Scientific classification
- Kingdom: Animalia
- Phylum: Chordata
- Class: Reptilia
- Order: Squamata
- Suborder: Gekkota
- Family: Gekkonidae
- Genus: Homopholis
- Species: H. fasciata
- Binomial name: Homopholis fasciata Boulenger, 1890
- Synonyms: Platypholis fasciata; Homopholis erlangeri;

= Homopholis fasciata =

- Genus: Homopholis (lizard)
- Species: fasciata
- Authority: Boulenger, 1890
- Conservation status: LC
- Synonyms: Platypholis fasciata, Homopholis erlangeri

Species of lizard

Homopholis fasciata, a nocturnal vertebrate known as the banded velvet gecko or striped velvet gecko, is a small gecko that lives in East Africa.

==Description==
Homopholis fasciata are small geckos with soft, velvet-like skin. They have short, rounded heads and long, thin non-tapering tails. Their body shape is stout with a bunt and toes that have both adhesive pads and claws. Their skin ranges from green, greys and browns with a chevron-like pattern down the back. They grow to 3½"–4½" and are known to bite. They are very common in both urban and rural areas and although they can bite they rarely ever do as their main defence is to play dead rather than to defend or attack. Although not known how long this gecko can play dead for it is not uncommon for them to be motionless for two to three days whilst they still feel under threat. The gecko is prey to snakes but in urban areas domestic cats attack and kill these lovely little reptiles that can be seen often scaling walls and running around gardens during the day. This gecko does not mind daylight but does hide in shaded places during midday when the sun is at its highest.

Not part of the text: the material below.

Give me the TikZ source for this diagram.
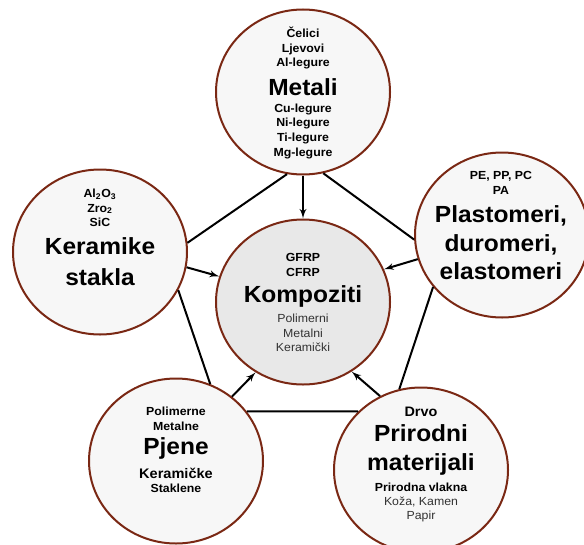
\documentclass[tikz,border=0pt]{standalone}
\usepackage{fontspec}
\setmainfont{Liberation Sans}[FakeStretch=1.05]
\usetikzlibrary{shapes.geometric}
\usetikzlibrary{arrows}

\definecolor{smeda}{RGB}{122,40,20}
\definecolor{svijetla}{RGB}{247,247,247}
\definecolor{siva}{RGB}{232,232,232}

\begin{document}
\begin{tikzpicture}[x=0.75pt, y=0.75pt, >=latex', line width=1.5pt,
  krug/.style={ellipse, draw=smeda, line width=1.5pt, minimum width=130.5pt,
    minimum height=123.75pt, fill=svijetla},
  mali/.style={align=center, inner sep=0pt, font=\fontsize{8.8}{11}\selectfont\bfseries},
  obicni/.style={align=center, inner sep=0pt, text=black!80, font=\fontsize{8.8}{11}\selectfont},
  veliki/.style={align=center, inner sep=0pt, font=\fontsize{17.5}{22}\selectfont\bfseries}]

      \useasboundingbox (0,0) rectangle (584,544);

      % metali
      \node[krug] (metali) at (303,452) {};
      \node[mali] (metaliG) at (303,496) {Čelici\\Ljevovi\\Al-legure};
      \node[veliki] (metaliN) at (303,457) {Metali};
      \node[mali] (metaliD) at (303,413) {Cu-legure\\Ni-legure\\Ti-legure\\Mg-legure};

      % keramike
      \node[krug] (keramike) at (100,292) {};
      \node[mali] (keramikeG) at (100,336)
      {Al\textsubscript{2}O\textsubscript{3}\\Zro\textsubscript{2}\\SiC};
      \node[veliki, font=\fontsize{17.5}{23}\selectfont\bfseries] (keramikeN) at (100,282.5)
      {Keramike\\stakla};

      % plastomeri
      \node[krug] (plastomeri) at (502,309) {};
      \node[mali] (plastomeriG) at (501,361) {PE, PP, PC\\PA};
      \node[veliki, font=\fontsize{17.5}{21.4}\selectfont\bfseries] (plastomeriN) at (501,301)
      {Plastomeri,\\duromeri,\\elastomeri};

      % kompoziti
      \node[krug, fill=siva] (kompoziti) at (303,242) {};
      \node[mali] (kompozitiG) at (303,279) {GFRP\\CFRP};
      \node[veliki] (kompozitiN) at (303,248) {Kompoziti};
      \node[obicni] (kompozitiD) at (303,211) {Polimerni\\Metalni\\Keramički};

      % pjene
      \node[krug] (pjene) at (176,83) {};
      \node[mali] (pjeneG) at (176,125.5) {Polimerne\\Metalne};
      \node[veliki] (pjeneN) at (176,96) {Pjene};
      \node[mali, font=\fontsize{10.4}{12}\selectfont\bfseries] (pjeneK) at (176,71) {Keramičke};
      \node[mali] (pjeneS) at (176,56) {Staklene};

      % prirodni
      \node[krug] (prirodni) at (421,74) {};
      \node[mali, font=\fontsize{10.3}{12}\selectfont\bfseries] (prirodniG) at (421,132) {Drvo};
      \node[veliki, font=\fontsize{17.5}{21.75}\selectfont\bfseries] (prirodniN) at (421,94.5)
      {Prirodni\\materijali};
      \node[mali] (prirodniV) at (421,57) {Prirodna vlakna};
      \node[obicni] (prirodniD) at (421,34.5) {Koža, Kamen\\Papir};

      % peterokut
      \draw (metali.259) -- (keramike.6.6);
      \draw (metali.284) -- (plastomeri.183);
      \draw (keramike.334) -- (pjene.66);
      \draw (plastomeri.217) -- (prirodni.105.5);
      \draw (pjene.35) -- (prirodni.137);

      % prema kompozitima
      \draw [->] (metali.south) -- (kompoziti.north);
      \draw [->] (keramike.350) -- (kompoziti.163);
      \draw [->] (plastomeri.196.7) -- (kompoziti.22.6);
      \draw [->] (pjene.49.7) -- (kompoziti.236.5);
      \draw [->] (prirodni.119.8) -- (kompoziti.305.5);
    \end{tikzpicture}
\end{document}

==Distribution and habitat==
Homopholis fasciata occur in East Africa, in Somalia, Ethiopia, Kenya, and Tanzania. They inhabit wet or dry savannas containing large trees. They can be found hiding under the bark and in the crevasses of these trees. Mostly nocturnal but may also be found active during the day.

==In captivity==

=== Captive environment ===
In captivity, they require many hiding spots and 80–90 °F heating by means of a heat mat. The optimal temperature should be 75° to 82 °F daytime with a 5° to 10 °F drop at night. A daytime hot spot is beneficial; using a 10 or 20 watt halogen light works well. These geckos requires moderate to high humidity, 60 to 80%, with a gradient between one side of the enclosure and the other. This can be accomplished well by keeping the side where the water dish is located a bit cooler and spraying that area down daily. As for lighting, use plant grow lights on a timer to simulate the tropics, 12 hours on, 12 hours off. Seasonal day length fluctuations are not needed but could help to stimulate breeding. A dim night light is required for viewing nocturnal activities. A 10-gallon will work for a pair but a taller tank would be better. Set it up as forest habitat with climbing branches, sturdy plants, hiding places and a warm area or basking spot.

===Feeding===
Small crickets are the main staple diet along with small mealworms and various other insects when available. Excess calcium causes their neck pouches to puff out.

===Husbandry===
In terms of mating, males have hemipenal bulges at the base of the tail. Males also have a pair of pre-anal pores/scales just above the cloacal opening that the females lack. Egg laying may occur during the winter in the Northern Hemisphere. 4 or 5 clutches of 2 eggs each may be laid during the breeding period. The hard-shelled eggs are laid under loose bark, in crevasses or buried in a slightly moist spot. They should be removed for incubation at around 82 °F.